1. What are the key considerations when selecting a filter for a clean room?
The choice of filter depends on factors like environmental pollution, exhaust air proportion, and the criticality of the clean room’s function. High-efficiency filters are suitable for severe pollution or critical applications, while sub-high-efficiency filters are used for less critical scenarios.

2. How can I ensure the proper installation of filters in a clean room?
To ensure proper installation, focus on safe transportation, quality installation structures, well-trained personnel, and tight filter seals. Consider using techniques like Gel seal or negative pressure sealing to maintain tightness.

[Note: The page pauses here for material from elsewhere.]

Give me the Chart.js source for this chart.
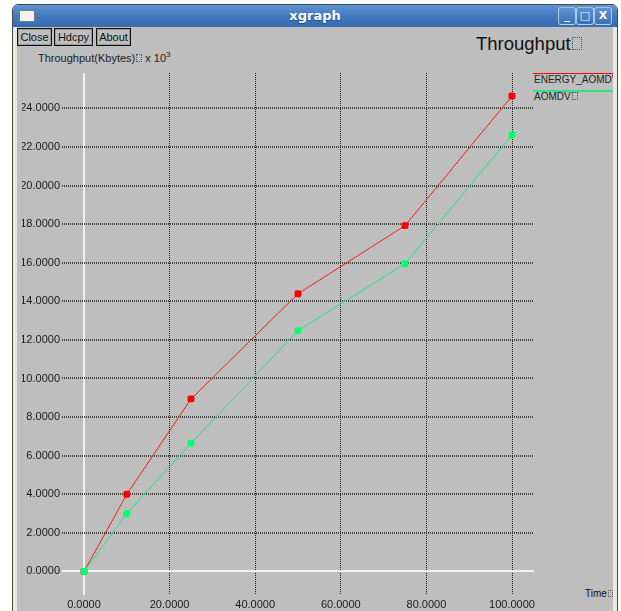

3. What are the principles of airflow design in clean rooms?
Airflow design in clean rooms aims to minimize contaminants, prevent dust resuspension, maintain uniform airflow, and choose appropriate air supply and return methods. These principles help ensure optimal air quality.

4. Can you explain the difference between vertical and horizontal airflow configurations?
Vertical unidirectional flow provides uniform downward airflow, making it suitable for efficient equipment layout and self-purification. Horizontal one-way flow achieves ISO5 cleanliness in one area but may lead to increased dust concentration elsewhere, making it suitable for varying cleanliness requirements within a single space.

5. Why is maintaining static pressure difference important in clean rooms?
Maintaining a positive pressure difference ensures that the clean room remains uncontaminated and adheres to the desired cleanliness level. Even negative pressure clean rooms must maintain a positive pressure relative to adjacent areas to prevent contamination. Balancing positive pressure is crucial to avoid operational issues.